CHARLES SIMEON: To give time for His word to operate on their consciences, He stooped down and wrote again: and behold, these accusers, self-condemned in their own minds, and fearful lest their own secret abominations should be exposed to public view, withdrew as privately as they could. The elder part among them, as being most fearful of exposure, retiring first, and gradually the younger following their example; so that in a little time not a single accuser was left.

MATTHEW HENRY: They went away by stealth, as “people being ashamed steal away when they flee in battle,” 2 Samuel 19:3. It is folly for those that are under convictions to get away from Jesus Christ, as these here did, for He is the only one that can heal the wounds of conscience, and speak peace to us. Those that are convicted by their consciences will be condemned by their Judge, if they be not justified by their Redeemer; and will they then go from Him? To whom will they go?

J. C. RYLE: We learn, for one thing, the power of conscience…Wicked and hardened as they were, they felt something within which made them cowards.

MATTHEW HENRY: Christ by this teaches us to be slow to speak when difficult cases are proposed to us, not quickly to shoot our bolt; and when provocations are given us, or we are bantered, to pause and consider before we reply; think twice before we speak once: “The heart of the wise studies to answer.

C. H. SPURGEON (1834-1892): After He fired that one red-hot shot, He waited until it had produced its due effect.

CHARLES SIMEON: And thus was the snare broken.

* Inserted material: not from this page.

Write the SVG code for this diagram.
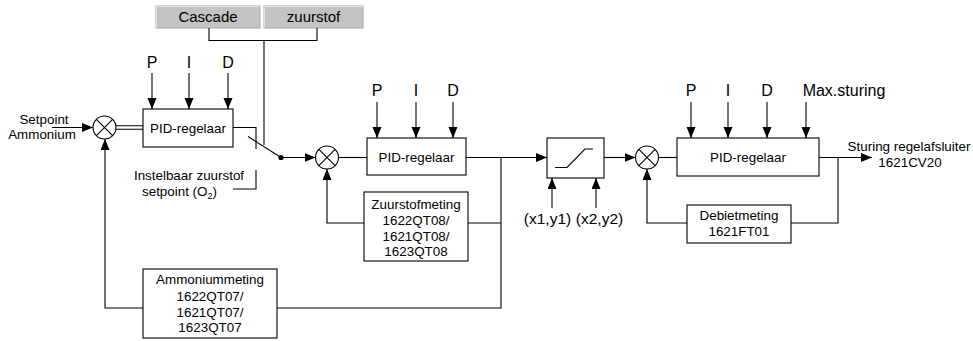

CHARLES BRIDGES: Oh! for wisdom to govern the tongue; to discover “the time to keep silence, and the time to speak,” Ecclesiastes 3:7; most of all to suggest the “word fitly spoken” for effective reproof! Proverbs 15:23, 25:1. How instructive is the pattern of our great Master! “Answer a fool according to his folly, lest he be wise in his own conceit.” Proverbs 26:5. His silences, and His answers were equally worthy of Himself.